I thought it might be kind of fun to share a little bit about how WE use the program, and then hopefully get some great comments from you guys on how YOU do it, and then compare and contrast!!
This is our third year with the Time4Learning homeschool curriculum. We discovered this little gem two summers ago, when I had pretty much given up in despair that I would never find a homeschool program well suited to my visual, right-brained son. What an incredible relief it was to discover an interactive, multimedia online program that seemed designed with my son in mind.
So in this, his third year with the curriculum, we have tweaked, and prodded, and poked, and cajoled the Time4Learning system into something pretty workable for us and our goals. Up until last year, we had only used T4L for math, and language arts.

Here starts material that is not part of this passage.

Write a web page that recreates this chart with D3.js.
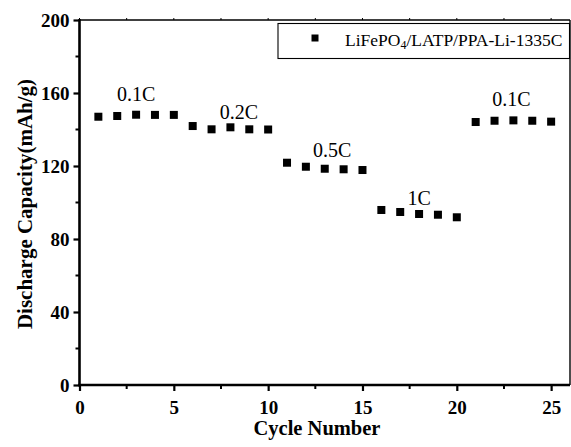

But when I previewed the 7th grade US History course, I knew immediately we were definitely going to be using the social studies as well. I have been incredibly impressed with how comprehensive the lesson plans are, and we have spread them out over two years now by supplementing them with unit studies and books that complement my son’s favorite lessons.
Some T4L’ers tend to do certain subjects on certain days of the week, and then switch off, but that has never been our method. We have been a little more “traditional” and have spread the math and language arts lessons out over the course of the school year, and done a little math and a little language arts each day.
If I were to generalize, I would say that my son does about one complete math lesson and quiz per day. But we also have “test days”, and even “review days,” to even out the timing of the instruction. We don’t usually have to supplement the math program much, but if our son is really struggling with a particular concept, we will sometimes have him watch a video about the lesson on Discovery Streaming, or will play a math game that helps reinforce the concept. I print out his quizzes weekly, and we use problems that he missed as subjects for review. Then we also review the quizzes again before taking a test. This is sort of a “schoolish” approach to math, but the consistency and predictability of our math schedule really fits our sons learning style.
Language Arts with Time4Learning is a little bit trickier, simply because the categories of study are a little more spread out, and not as sequential as the math lessons. We have tried getting through the LA lessons in all sorts of creative ways. This past year, we usually went back and forth between regular language arts lessons and language arts extensions, depending on the day of the week. Lego Ergo Sum are my son’s absolute faves, so he would have worked his way straight through those first if I had let him, but instead, we spread those out over the school year. Sixth grade had five integrated literature units in it, also, so we took one week out of every six and focused on those. I used the teacher’s guides for the literature units for the first time in 7th grade, and was really impressed with all the creative additional activities that were suggested. We printed out all of my son’s creative writing from the Compass Writer activities, and turned them into sort of a “book” that he was able to show off to the grandparents at the end of last year. I love that T4L has such a good mix of reading, comprehension, grammar, and writing instruction. It is a really well balanced language arts curriculum, in my opinion.
Anyway, those are just things we have worked out to create the best approach for our son, but I know you probably have completely different approaches. I’d love to hear about them, so sound off!!